After all of you will have the ssh key configured correctly, the password login should be disabled for security reasons (tell to one of the admin).

Software Installation Top

Since we will create and destroy the machines, if you need some specific package or configuration, there are two possibilities:

If you can, install and setup everything in our folders /home/username/ or /data/username/ (better!), so that the changes are maintained after the shutdown of the VM;
If you need to run some commands that require sudo privileges, including commands to install packages, please tell the list of commands to one of the admins and they will save them in the configuration files from which the VM are generated. If many of you need the same software that is not on the Ubuntu repository, maybe we can install it in some /data/common/ folder in order to make it persistent and accessible to everybody. Something is already present (see below).

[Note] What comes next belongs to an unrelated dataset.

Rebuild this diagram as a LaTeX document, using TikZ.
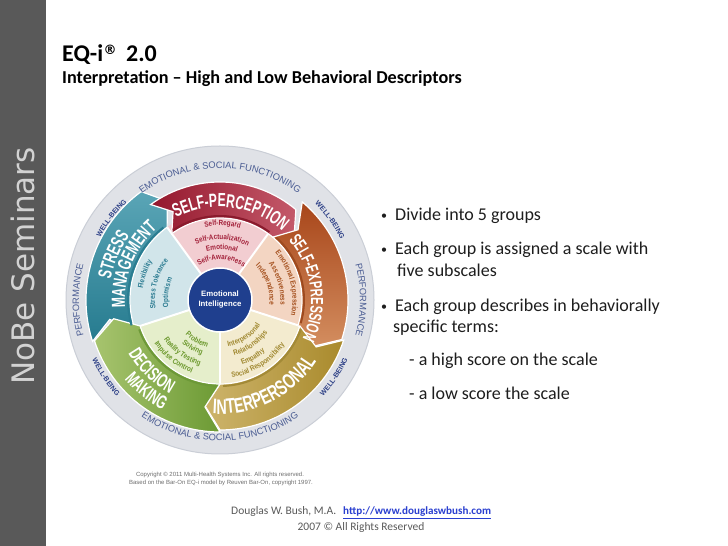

The VM have Ubuntu 14.04LTS with some useful packages preinstalled, but it is possible that you need some other software: please send me (or to Hannes) the list of packages you need, so that we will add them in the startup routine or we can install them to some common folder. We can give you sudo rights, if really needed.

Common software Top

Here there is a list of software installed in the /data/common/ folder, that should be accessible to everyone.
You can import in your environment the correct path with the instruction lines in /data/common/exportvariables, where there are the commands for all the software listed below:

Anaconda, v1.9.2, in /data/common/Anaconda/.
Fermi Science Tools from NASA, v9r33p0, in /data/common/FermiTools/.
Intel Fortran XE 2013, sp1, v 14.0.2, in /data/common/intel/.
Planck 2013 likelihoods (plc_1.0), in /data/common/Planck13/.
Planck 2015 likelihoods (plc_2.0), in /data/common/Planck15/.
RootCern v5.34.19, in /data/common/root/.

Please note that this list can be incomplete, and also that some of the installed software may be not working. You are encouraged to notify any inconvenience or deficiency.

Submitting jobs Top

Jobs must be submitted using the HTCondor system. You can find a lot of information on HTCondor here.

At the moment we are using a flexible system that manages the creation and shutdown of the VMs. The system is Elastiq and it is connected to HTCondor: the idle VMs are destroyed, so that the cloud infrastructure is freed for other users, and when new jobs are added to the HTCondor queue the system tries to create new VMs. If there is free space in some physical node, the new VMs are created and automatically added to the common pool, so that HTCondor can send them any new job. You don't have to care about the creation of the new machines, since Elastiq will do the possible to enlarge the pool each time the HTCondor queue is full.

If you can enter the GR4 Cloud, you can find some useful scripts and a few submit files in /data/condor. The aim is to share what we are going to use, so that other people can take advantage of what the users have already done: feel free to copy and paste what it's there and what you modified for you personal use. Please don't edit what has been created by other people, create new files!

Other notes Top

Please notify to me, Hannes or Carlo every kind of problem you experience, so that we can try to solve them or ask to the people in Centro di Calcolo: we are not the first group to test this dynamical system, so someone else may have faced the same problem. Any feedback is definitely useful to improve the system.